Criticisms against the intensity-based approach to pricing carbon include the fact that there is no hard cap on emissions and actual emissions may always continue to rise despite the fact that carbon has a price. Benefits of an intensity-based system include the fact that during economic recessions, the carbon intensity reduction will remain equally as stringent and challenging, while hard caps tend to become easily met, irrelevant and do not work to reduce emissions. Alberta has also been criticized that its goals are too weak, and that the measures enacted are not likely to achieve the goals. In 2015, the newly elected government committed to revising the climate change strategy.

=== Legislation ===

==== Emissions Management and Climate Resilience Act ====

Under the Emissions Management and Climate Resilience Act, companies, which exceed certain emissions caps, are required to pay for carbon offsets.

In 2023, the Act was amended to simplify it and remove an obsolete provision for extending loan guarantees.

In 2023, 25 charges were filed for the first time under the Act, against a carbon offset firm, on the basis that the business provided false information related to carbon offsets. An employee was subsequently fined $10,000.

==== Fuel Tax Act ====

The Fuel Tax Act implements a $0.09 per liter fuel tax on gasoline, diesel, kerosene, biodiesel sold in Alberta and a $0.02 per liter carbon tax on aviation fuel.

Alberta had the lowest fuel tax on gasoline by jurisdiction in Canada in 2008. There is no restriction on the source of ethanol for the tax to apply, unlike other provinces.

In 2022, the Premier of Alberta announced that the Government would pause collection of the fuel tax, in order to reduce cost-of-living.

==== Carbon Capture and Storage Funding Act ====

The Carbon Capture and Storage Funding Act allocates $2,000,000,000 of funding for carbon capture and storage development. carbon capture and storage development.

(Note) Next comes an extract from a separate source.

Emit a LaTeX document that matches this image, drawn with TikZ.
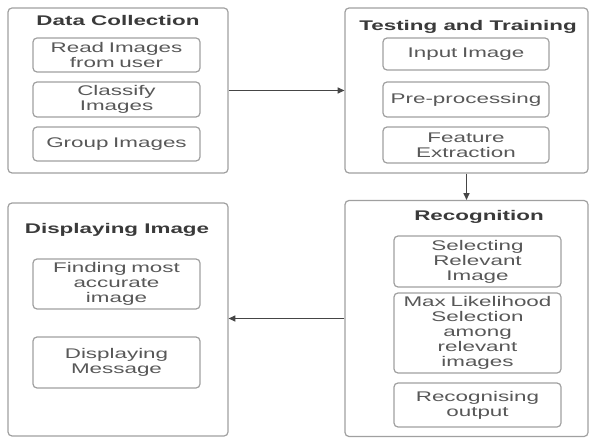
\documentclass[tikz,border=0pt]{standalone}
\usepackage{fontspec}
\setmainfont{Liberation Sans}[FakeStretch=1.6]
\usetikzlibrary{arrows.meta}
\definecolor{boxline}{HTML}{A0A0A0}
\definecolor{titletxt}{HTML}{3A3A3A}
\definecolor{innertxt}{HTML}{585858}
\definecolor{arrowcol}{HTML}{454545}
\newcommand{\pxu}{0.75pt}
\tikzset{
  outerbox/.style={draw=boxline, line width=0.9pt, rounded corners=3pt, inner sep=0pt},
  innerbox/.style={draw=boxline, line width=0.9pt, rounded corners=3pt, inner sep=0pt,
    text width=120pt, align=center, text=innertxt,
    font=\fontsize{10.5pt}{11.25pt}\selectfont},
  titletext/.style={font=\bfseries\fontsize{10.5pt}{11.25pt}\selectfont, text=titletxt, inner sep=0pt},
  arr/.style={draw=arrowcol, line width=0.8pt, -{Triangle[length=5pt,width=4.5pt]}}
}
\begin{document}
\begin{tikzpicture}[x=0.75pt, y=-0.75pt]
\useasboundingbox (0,0) rectangle (592,438);
\fill[white] (0,0) rectangle (592,438);
% outer boxes
\node[outerbox, minimum width=220*\pxu, minimum height=165*\pxu] (dc) at (118,90.5) {};
\node[outerbox, minimum width=243*\pxu, minimum height=165*\pxu] (tt) at (466.5,90.5) {};
\node[outerbox, minimum width=220*\pxu, minimum height=233*\pxu] (di) at (118,319.5) {};
\node[outerbox, minimum width=243*\pxu, minimum height=236*\pxu] (rec) at (466.5,318.5) {};
% titles
\node[titletext] (dct) at (118,20) {Data Collection};
\node[titletext] (ttt) at (468,27) {Testing and Training};
\node[titletext] (dit) at (117,230) {Displaying Image};
\node[titletext] (rect) at (479,217) {Recognition};
% data collection inner
\node[innerbox, minimum width=167*\pxu, minimum height=34*\pxu] (dc1) at (116.5,55) {Read Images\\from user};
\node[innerbox, minimum width=167*\pxu, minimum height=35*\pxu] (dc2) at (116.5,99.5) {Classify\\Images};
\node[innerbox, minimum width=167*\pxu, minimum height=34*\pxu] (dc3) at (116.5,144) {Group Images};
% testing and training inner
\node[innerbox, minimum width=166*\pxu, minimum height=32*\pxu] (tt1) at (466,54) {Input Image};
\node[innerbox, minimum width=166*\pxu, minimum height=35*\pxu] (tt2) at (466,99.5) {Pre-processing};
\node[innerbox, minimum width=166*\pxu, minimum height=36*\pxu] (tt3) at (466,145) {Feature\\Extraction};
% displaying image inner
\node[innerbox, minimum width=167*\pxu, minimum height=50*\pxu] (di1) at (116.5,284) {Finding most\\accurate\\image};
\node[innerbox, minimum width=167*\pxu, minimum height=51*\pxu] (di2) at (116.5,362.5) {Displaying\\Message};
% recognition inner
\node[innerbox, minimum width=167*\pxu, minimum height=51*\pxu] (rec1) at (477.5,261.5) {Selecting\\Relevant\\Image};
\node[innerbox, minimum width=167*\pxu, minimum height=80*\pxu] (rec2) at (477.5,333) {Max Likelihood\\Selection\\among\\relevant\\images};
\node[innerbox, minimum width=167*\pxu, minimum height=44*\pxu] (rec3) at (477.5,405) {Recognising\\output};
% connectors
\draw[arr] (dc.east) -- (tt.west);
\draw[arr] (tt.south) -- (rec.north);
\draw[arr] (rec.west) -- (di.east |- rec.west);
\end{tikzpicture}
\end{document}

The Act funded $223,000,000 for the Alberta Carbon Trunk Line, which was the world's biggest carbon capture and storage project at the time of construction.

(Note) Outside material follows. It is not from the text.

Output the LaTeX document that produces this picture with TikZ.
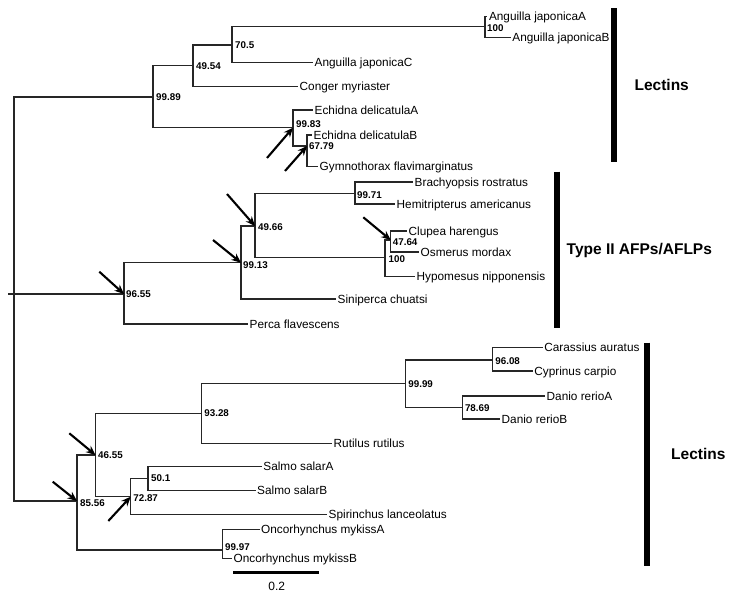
\documentclass[tikz,border=0pt]{standalone}
\usepackage{fontspec}
\setmainfont{Liberation Sans}
\usetikzlibrary{arrows.meta}
\begin{document}
\begin{tikzpicture}[x=1pt,y=-1pt,
  branch/.style={line width=1.2pt,draw=black!85},
  leaf/.style={anchor=west,inner xsep=1.5pt,inner ysep=0pt,text height=8.4pt,text depth=0pt,font=\fontsize{11.8}{14}\selectfont},
  bs/.style={anchor=west,inner xsep=1pt,inner ysep=0.5pt,font=\fontsize{9.8}{11}\selectfont\bfseries},
  arr/.style={line width=2.1pt,-{Stealth[length=9.5pt,width=8pt]}},
  cladebar/.style={line width=6pt},
  cladelbl/.style={font=\fontsize{15.5}{18}\selectfont\bfseries,inner sep=0pt}]
\useasboundingbox (0,0) rectangle (735,599);
% internal nodes
\coordinate (stub) at (8,294);
\coordinate (root) at (14,294);
\coordinate (n9989) at (153,97);
\coordinate (n4954) at (193,65.7);
\coordinate (n705) at (232,45);
\coordinate (nA100) at (485,26.7);
\coordinate (n9983) at (293,127.7);
\coordinate (n6779) at (307,146);
\coordinate (n9655) at (124,294);
\coordinate (n9913) at (241,262.7);
\coordinate (n4966) at (255,226);
\coordinate (n9971) at (355,193.5);
\coordinate (nB100) at (385,257.5);
\coordinate (n4764) at (390.7,240);
\coordinate (n8556) at (77,501);
\coordinate (n4655) at (95.5,455);
\coordinate (n9328) at (201.7,413.3);
\coordinate (n9999) at (405.7,383.3);
\coordinate (n9608) at (492.7,360);
\coordinate (n7869) at (462.3,407.3);
\coordinate (n7287) at (130.7,496.7);
\coordinate (n501) at (148,478.3);
\coordinate (n9997) at (222.5,550);
% leaves
\node[leaf] (AjA) at (487.3,16.7) {Anguilla japonicaA};
\node[leaf] (AjB) at (510.7,37.7) {Anguilla japonicaB};
\node[leaf] (AjC) at (313,62.3) {Anguilla japonicaC};
\node[leaf] (Cong) at (298,86.7) {Conger myriaster};
\node[leaf] (EdA) at (313,110) {Echidna delicatulaA};
\node[leaf] (EdB) at (312,135) {Echidna delicatulaB};
\node[leaf] (Gym) at (318,166.7) {Gymnothorax flavimarginatus};
\node[leaf] (Bra) at (413,182) {Brachyopsis rostratus};
\node[leaf] (Hem) at (395,204) {Hemitripterus americanus};
\node[leaf] (Clu) at (407,231) {Clupea harengus};
\node[leaf] (Osm) at (419,252) {Osmerus mordax};
\node[leaf] (Hyp) at (415,276.5) {Hypomesus nipponensis};
\node[leaf] (Sin) at (336,299) {Siniperca chuatsi};
\node[leaf] (Per) at (248,324) {Perca flavescens};
\node[leaf] (Car) at (542.7,347.7) {Carassius auratus};
\node[leaf] (Cyp) at (532.7,371) {Cyprinus carpio};
\node[leaf] (DaA) at (545,396) {Danio rerioA};
\node[leaf] (DaB) at (500,419) {Danio rerioB};
\node[leaf] (Rut) at (332,443.3) {Rutilus rutilus};
\node[leaf] (SaA) at (261.7,466.7) {Salmo salarA};
\node[leaf] (SaB) at (255.5,490.7) {Salmo salarB};
\node[leaf] (Spi) at (327,514.3) {Spirinchus lanceolatus};
\node[leaf] (OmA) at (259.5,529.3) {Oncorhynchus mykissA};
\node[leaf] (OmB) at (232,558.3) {Oncorhynchus mykissB};
% branches
\draw[branch] (stub) -- (root);
\draw[branch] (root) |- (n9989);
\draw[branch] (root) |- (n9655);
\draw[branch] (root) |- (n8556);
\draw[branch] (n9989) |- (n4954);
\draw[branch] (n9989) |- (n9983);
\draw[branch] (n4954) |- (n705);
\draw[branch] (n4954) |- (Cong.west);
\draw[branch] (n705) |- (nA100);
\draw[branch] (n705) |- (AjC.west);
\draw[branch] (nA100) |- (AjA.west);
\draw[branch] (nA100) |- (AjB.west);
\draw[branch] (n9983) |- (EdA.west);
\draw[branch] (n9983) |- (n6779);
\draw[branch] (n6779) |- (EdB.west);
\draw[branch] (n6779) |- (Gym.west);
\draw[branch] (n9655) |- (n9913);
\draw[branch] (n9655) |- (Per.west);
\draw[branch] (n9913) |- (n4966);
\draw[branch] (n9913) |- (Sin.west);
\draw[branch] (n4966) |- (n9971);
\draw[branch] (n4966) |- (nB100);
\draw[branch] (n9971) |- (Bra.west);
\draw[branch] (n9971) |- (Hem.west);
\draw[branch] (nB100) |- (n4764);
\draw[branch] (nB100) |- (Hyp.west);
\draw[branch] (n4764) |- (Clu.west);
\draw[branch] (n4764) |- (Osm.west);
\draw[branch] (n8556) |- (n4655);
\draw[branch] (n8556) |- (n9997);
\draw[branch] (n4655) |- (n9328);
\draw[branch] (n4655) |- (n7287);
\draw[branch] (n9328) |- (n9999);
\draw[branch] (n9328) |- (Rut.west);
\draw[branch] (n9999) |- (n9608);
\draw[branch] (n9999) |- (n7869);
\draw[branch] (n9608) |- (Car.west);
\draw[branch] (n9608) |- (Cyp.west);
\draw[branch] (n7869) |- (DaA.west);
\draw[branch] (n7869) |- (DaB.west);
\draw[branch] (n7287) |- (n501);
\draw[branch] (n7287) |- (Spi.west);
\draw[branch] (n501) |- (SaA.west);
\draw[branch] (n501) |- (SaB.west);
\draw[branch] (n9997) |- (OmA.west);
\draw[branch] (n9997) |- (OmB.west);
% bootstrap values
\node[bs] (b9989) at ([shift={(2,0)}]n9989) {99.89};
\node[bs] (b4954) at ([shift={(2,0)}]n4954) {49.54};
\node[bs] (b705) at ([shift={(2,0)}]n705) {70.5};
\node[bs] (bA100) at ([shift={(1,1)}]nA100) {100};
\node[bs] (b9983) at ([shift={(2,-3.5)}]n9983) {99.83};
\node[bs] (b6779) at ([shift={(1,0)}]n6779) {67.79};
\node[bs] (b9655) at ([shift={(1,0)}]n9655) {96.55};
\node[bs] (b9913) at ([shift={(1,2.5)}]n9913) {99.13};
\node[bs] (b4966) at ([shift={(2,1)}]n4966) {49.66};
\node[bs] (b9971) at ([shift={(1,1.5)}]n9971) {99.71};
\node[bs] (b4764) at ([shift={(1,2.5)}]n4764) {47.64};
\node[bs] (bB100) at ([shift={(2.5,2)}]nB100) {100};
\node[bs] (b8556) at ([shift={(2,2)}]n8556) {85.56};
\node[bs] (b4655) at ([shift={(1.5,0)}]n4655) {46.55};
\node[bs] (b9328) at ([shift={(1.5,0)}]n9328) {93.28};
\node[bs] (b9999) at ([shift={(1.5,0.5)}]n9999) {99.99};
\node[bs] (b9608) at ([shift={(1.5,1)}]n9608) {96.08};
\node[bs] (b7869) at ([shift={(1.5,0.5)}]n7869) {78.69};
\node[bs] (b7287) at ([shift={(1.5,1)}]n7287) {72.87};
\node[bs] (b501) at ([shift={(2,0)}]n501) {50.1};
\node[bs] (b9997) at ([shift={(1.5,-2.5)}]n9997) {99.97};
% arrows
\coordinate (t9983) at (267,158);
\coordinate (t6779) at (285,171);
\coordinate (t4966) at (227,194);
\coordinate (t9913) at (213,240);
\coordinate (t9655) at (99.3,271.7);
\coordinate (t4764) at (363.3,217.3);
\coordinate (t4655) at (69.3,433.3);
\coordinate (t8556) at (52.7,481.7);
\coordinate (t7287) at (108.3,521);
\draw[arr] (t9983) -- (n9983);
\draw[arr] (t6779) -- (n6779);
\draw[arr] (t4966) -- (n4966);
\draw[arr] (t9913) -- (n9913);
\draw[arr] (t9655) -- (n9655);
\draw[arr] (t4764) -- (n4764);
\draw[arr] (t4655) -- (n4655);
\draw[arr] (t8556) -- (n8556);
\draw[arr] (t7287) -- (n7287);
% clade bars
\coordinate (c1t) at (614.3,8.3);
\coordinate (c1b) at (614.3,161.7);
\coordinate (c2t) at (556.7,171.7);
\coordinate (c2b) at (556.7,328.3);
\coordinate (c3t) at (647.3,342.7);
\coordinate (c3b) at (647.3,565.7);
\draw[cladebar] (c1t) -- (c1b);
\draw[cladebar] (c2t) -- (c2b);
\draw[cladebar] (c3t) -- (c3b);
\node[cladelbl] (lec1) at (661.7,85) {Lectins};
\node[cladelbl] (afp) at (639.3,250) {Type II AFPs/AFLPs};
\node[cladelbl] (lec2) at (698.3,454) {Lectins};
% scale bar
\coordinate (sbL) at (233.3,572.3);
\coordinate (sbR) at (319,572.3);
\draw[line width=3pt] (sbL) -- (sbR);
\node[font=\fontsize{12}{14}\selectfont] (sbl) at (276.7,586) {0.2};
\end{tikzpicture}
\end{document}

The Act has been criticised for its negative impacts on indigenous people.

==== Climate Leadership Implementation Act ====

The Alberta New Democratic Party implemented a general carbon tax.

At the time, the NDP government declared that the Wildrose Party opposition did not believe in man-made climate change, noting that.Angela Pitt, a member of the legislative assembly, referred to “unicorn farts" and the Wildrose Party had never laid out a plan to reduce greenhouse gas emissions. Finance Critic Derek Fildebrandt described "alarmism" on climate change. Though the leader of the Wildrose Party did reject this, and say that the party did believe in man-made climate change.

The Act provides a rebate for most citizens.

In 2016, thousands of people protested against the carbon tax.

The initial rate of the carbon tax was $20 per tonne.

An Act to Repeal the Carbon Tax

The United Conservative Party pledged to repeal certain aspects of the provincial carbon tax in the 2019 Alberta provincial election. The repeal of the carbon tax also created doubt over how projects like Energy Efficiency Alberta would be funded.

The Act does fully repeal the provincial carbon tax.

Subsequently to the passage of the legislation, it became possible for the Canadian government to impose the federal carbon tax, which had not received parliamentary approval yet.

==== Alberta Sovereignty Within a United Canada Act ====
Under the Alberta Sovereignty Within a United Canada Act, the Alberta government suggested that it would not abide by the federal emissions cap, which has been criticised as potentially unconstitutional. The motion to formally apply the Act to the federal emissions cap was passed in 2023.

The use of the Act was criticized as premature for occurring before the federal regulations were released.